▶ _Task instructions_: Retype every line from the start of the data down to and including the line with "const pctTicks = [20, 50, 80];". Skip the pictures.
########################################
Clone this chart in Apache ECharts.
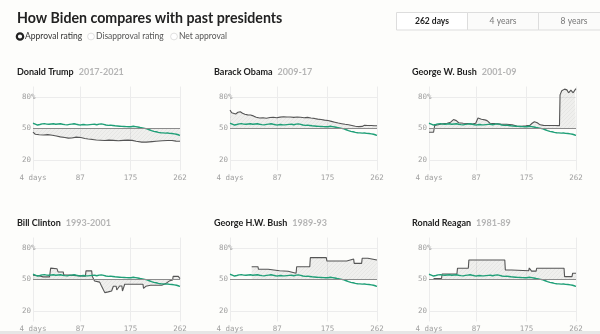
<!DOCTYPE html>
<html>
<head>
<meta charset="utf-8">
<script src="https://cdn.jsdelivr.net/npm/echarts@6/dist/echarts.min.js"></script>
<style>
  html, body { margin: 0; padding: 0; background: #fdfdfb; }
  #chart { width: 600px; height: 334px; }
</style>
</head>
<body>
<div id="chart"></div>
<script>
// Approval ratings as [days in office, approval %]
const dayTicks = [4, 87, 175, 262];
const pctTicks = [20, 50, 80];

const bidenApproval = [
  [4,55.0],[8,54.2],[12,53.3],[16,53.8],[20,54.4],[24,54.6],[28,54.2],[32,54.0],[36,54.3],[40,54.5],
  [44,54.1],[48,54.3],[52,54.5],[56,54.0],[60,53.7],[64,53.5],[68,53.9],[72,54.2],[76,54.5],[80,54.0],
  [84,53.6],[88,53.4],[92,53.8],[96,53.6],[100,53.5],[104,53.7],[108,53.9],[112,54.0],[116,53.6],[120,54.2],
  [124,54.4],[128,53.9],[132,53.3],[136,53.0],[140,53.2],[144,52.9],[148,52.6],[152,52.4],[156,52.2],[160,52.0],
  [164,51.9],[168,51.8],[172,51.6],[176,51.7],[180,52.1],[184,51.8],[188,51.4],[192,50.9],[196,50.6],[200,50.1],
  [204,49.6],[208,48.8],[212,48.0],[216,47.3],[220,46.9],[224,46.3],[228,46.0],[232,45.8],[236,45.6],[240,45.7],
  [244,45.4],[248,45.2],[252,44.9],[256,44.5],[260,43.8],[262,43.5]
];

const trumpApproval = [
  [4,46.5],[8,44.5],[15,44.0],[22,43.8],[30,44.2],[38,43.5],[45,42.8],[52,42.0],[60,41.5],[66,40.8],
  [72,41.0],[80,41.8],[88,41.5],[95,40.5],[101,40.0],[108,39.6],[115,39.0],[122,38.8],[130,38.6],[137,38.9],
  [145,38.7],[154,38.3],[162,38.7],[170,38.9],[178,38.7],[185,37.8],[195,37.0],[203,37.0],[213,37.5],[220,37.8],
  [231,38.3],[240,38.6],[248,38.5],[255,38.0],[262,37.8]
];

const obamaApproval = [
  [4,67.5],[7,65.0],[10,63.5],[14,63.8],[18,65.5],[22,66.0],[26,64.5],[30,63.6],[35,63.0],[40,62.8],
  [45,62.0],[50,60.8],[56,60.0],[62,60.2],[68,59.8],[74,60.5],[80,60.7],[86,60.2],[92,60.8],[98,61.2],
  [104,60.9],[110,61.0],[116,60.6],[122,60.9],[128,60.7],[134,60.3],[140,60.6],[146,60.0],[152,59.6],[158,58.9],
  [164,58.5],[170,58.0],[176,57.6],[182,56.8],[188,56.0],[194,55.2],[200,54.6],[206,54.0],[212,53.5],[218,52.9],
  [224,52.2],[230,51.8],[236,52.0],[240,53.0],[246,52.8],[252,52.9],[258,52.6],[262,52.6]
];

const bushWApproval = [
  [4,46.4],[12,46.4],[14,53.0],[20,53.5],[28,54.5],[36,55.0],[42,56.0],[47,58.5],[52,57.5],[56,55.5],
  [64,55.0],[72,54.7],[80,54.2],[86,55.0],[90,60.0],[96,58.8],[102,58.2],[106,57.5],[111,55.0],[120,54.6],
  [130,54.2],[140,54.0],[150,53.5],[158,52.3],[166,52.0],[174,52.5],[181,53.0],[185,55.0],[189,56.5],[194,55.5],
  [199,53.5],[205,53.0],[215,52.8],[225,52.8],[233,52.7],[234,82.0],[237,86.0],[242,87.5],[246,86.8],[249,84.0],
  [253,86.5],[257,84.0],[260,86.5],[262,88.0]
];

const clintonApproval = [
  [4,54.0],[14,53.5],[22,52.5],[33,52.5],[35,60.8],[46,60.3],[48,57.2],[57,57.2],[58,54.5],[68,54.2],
  [70,53.2],[96,53.2],[97,58.2],[107,58.2],[108,53.0],[112,48.5],[121,47.5],[124,44.0],[130,37.5],[136,38.2],
  [142,39.0],[145,43.6],[150,43.6],[151,40.0],[156,43.8],[160,43.8],[161,39.0],[165,45.5],[197,45.5],[198,41.5],
  [202,43.5],[210,44.5],[230,44.5],[238,46.5],[243,48.5],[249,49.5],[250,53.0],[259,53.0],[262,50.8]
];

const bushHWApproval = [
  [42,62.2],[53,62.2],[54,59.7],[71,59.7],[72,58.6],[91,58.4],[92,57.8],[106,57.8],[108,55.9],[120,55.9],
  [121,62.2],[144,62.2],[145,70.8],[173,70.8],[174,67.6],[209,67.6],[210,69.5],[221,69.5],[222,65.4],[235,65.4],
  [236,70.2],[246,70.2],[247,68.6],[262,68.6]
];

const reaganApproval = [
  [12,51.0],[26,51.0],[27,55.2],[53,55.2],[54,60.7],[73,60.7],[74,68.6],[137,68.6],[138,59.0],[149,59.0],
  [150,58.4],[179,58.4],[180,61.0],[183,61.0],[184,58.0],[192,58.0],[193,60.7],[241,60.7],[242,52.7],[255,52.7],
  [256,55.9],[262,55.9]
];

const presidents = [
  { name: 'Donald Trump', years: '2017-2021', data: trumpApproval },
  { name: 'Barack Obama', years: '2009-17', data: obamaApproval },
  { name: 'George W. Bush', years: '2001-09', data: bushWApproval },
  { name: 'Bill Clinton', years: '1993-2001', data: clintonApproval },
  { name: 'George H.W. Bush', years: '1989-93', data: bushHWApproval },
  { name: 'Ronald Reagan', years: '1981-89', data: reaganApproval }
];

const rangeButtons = ['262 days', '4 years', '8 years'];
const ratingOptions = ['Approval rating', 'Disapproval rating', 'Net approval'];

// Hatched fill between a president's line and the 50% line
function hatchPattern() {
  const c = document.createElement('canvas');
  c.width = 4; c.height = 4;
  const ctx = c.getContext('2d');
  ctx.fillStyle = 'rgba(0,0,0,0.055)';
  ctx.fillRect(0, 0, 4, 4);
  ctx.strokeStyle = 'rgba(0,0,0,0.07)';
  ctx.lineWidth = 0.6;
  ctx.beginPath();
  ctx.moveTo(0, 4); ctx.lineTo(4, 0);
  ctx.stroke();
  return c;
}
const hatch = hatchPattern();

const GREEN = '#1f9f77';
const colLeft = [33, 230, 429];
const rowTop = [86.5, 237.5];
const plotW = 147, plotH = 84;
const titleY = [63, 214];
const titleX = [17, 214, 412];
const monoFont = '"DejaVu Sans Mono", monospace';
const sansFont = 'Lato, "Noto Sans", sans-serif';

const grids = [], xAxes = [], yAxes = [], series = [], titles = [];

presidents.forEach((p, i) => {
  const col = i % 3, row = Math.floor(i / 3);
  grids.push({ left: colLeft[col], top: rowTop[row], width: plotW, height: plotH });
  xAxes.push({
    type: 'value', gridIndex: i, min: 4, max: 262,
    axisLine: { show: false },
    axisTick: { show: false, customValues: dayTicks },
    axisLabel: {
      customValues: dayTicks, margin: 4,
      color: '#a0a0a0', fontFamily: monoFont, fontSize: 7.5,
      formatter: v => (v === 4 ? '4 days' : String(v))
    },
    splitLine: { show: true, lineStyle: { color: '#ececec', width: 1 } }
  });
  yAxes.push({
    type: 'value', gridIndex: i, min: 10, max: 90,
    axisLine: { show: false },
    axisTick: { show: false, customValues: [20, 80] },
    axisLabel: {
      customValues: pctTicks, margin: 11, align: 'left',
      color: '#a0a0a0', fontFamily: monoFont, fontSize: 7.5,
      formatter: v => (v === 80 ? '80%' : String(v))
    },
    splitLine: { show: true, lineStyle: { color: '#ececec', width: 1 } }
  });
  series.push({
    type: 'line', xAxisIndex: i, yAxisIndex: i, data: p.data,
    showSymbol: false, silent: true, z: 2,
    lineStyle: { color: '#555', width: 1.1 },
    areaStyle: { origin: 50, color: { image: hatch, repeat: 'repeat' }, opacity: 1 },
    markLine: {
      silent: true, symbol: 'none', label: { show: false },
      lineStyle: { color: '#8c8c8c', type: 'solid', width: 1 },
      data: [{ yAxis: 50 }]
    }
  });
  series.push({
    type: 'line', xAxisIndex: i, yAxisIndex: i, data: bidenApproval,
    showSymbol: false, silent: true, z: 3,
    lineStyle: { color: GREEN, width: 1.4 }
  });
  titles.push({
    left: titleX[col], top: titleY[row], padding: 0,
    text: '{n|' + p.name + '} {y|' + p.years + '}',
    textStyle: {
      rich: {
        n: { fontFamily: sansFont, fontWeight: 'bold', fontSize: 9, color: '#222' },
        y: { fontFamily: sansFont, fontSize: 9, color: '#b5b5b5' }
      }
    }
  });
});

titles.push({
  left: 17, top: 11, padding: 0, text: 'How Biden compares with past presidents',
  textStyle: { fontFamily: sansFont, fontWeight: 'bold', fontSize: 14.2, color: '#222' }
});

// Radio options and range buttons
const graphics = [];
const radioX = [20, 91, 174];
ratingOptions.forEach((t, k) => {
  const sel = k === 0;
  graphics.push({
    type: 'circle', shape: { cx: radioX[k], cy: 36.5, r: sel ? 3.2 : 3.4 },
    style: sel ? { fill: '#fff', stroke: '#222', lineWidth: 2.2 } : { fill: '#fff', stroke: '#d8d8d8', lineWidth: 0.8 }
  });
  graphics.push({
    type: 'text', x: radioX[k] + 5, y: 36.5,
    style: { text: t, fontFamily: sansFont, fontSize: 8.5, fill: sel ? '#333' : '#555', verticalAlign: 'middle' }
  });
});
const btnX = [396, 467, 538], btnW = 71;
rangeButtons.forEach((t, k) => {
  graphics.push({
    type: 'rect', shape: { x: btnX[k] + 0.5, y: 12.5, width: btnW, height: 17.5 },
    style: { fill: k === 0 ? '#ffffff' : '#fbfbfa', stroke: '#dddddd', lineWidth: 1 }
  });
  graphics.push({
    type: 'text', x: btnX[k] + btnW / 2 + 0.5, y: 21.5,
    style: {
      text: t, fontFamily: sansFont, fontSize: 8.5, fontWeight: k === 0 ? 'bold' : 'normal',
      fill: k === 0 ? '#222' : '#777', align: 'center', verticalAlign: 'middle'
    }
  });
});
graphics.push({ type: 'rect', shape: { x: 0, y: 331, width: 600, height: 3 }, style: { fill: '#e6e6e6' } });

const chart = echarts.init(document.getElementById('chart'), null, { renderer: 'canvas' });
chart.setOption({
  backgroundColor: '#fdfdfb',
  animation: false,
  title: titles,
  grid: grids,
  xAxis: xAxes,
  yAxis: yAxes,
  series: series,
  graphic: graphics
});
</script>
</body>
</html>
########################################
▶ _Reply to the exercise_:
Clone this chart in Apache ECharts.
<!DOCTYPE html>
<html>
<head>
<meta charset="utf-8">
<script src="https://cdn.jsdelivr.net/npm/echarts@6/dist/echarts.min.js"></script>
<style>
  html, body { margin: 0; padding: 0; background: #fdfdfb; }
  #chart { width: 600px; height: 334px; }
</style>
</head>
<body>
<div id="chart"></div>
<script>
// Approval ratings as [days in office, approval %]
const dayTicks = [4, 87, 175, 262];
const pctTicks = [20, 50, 80];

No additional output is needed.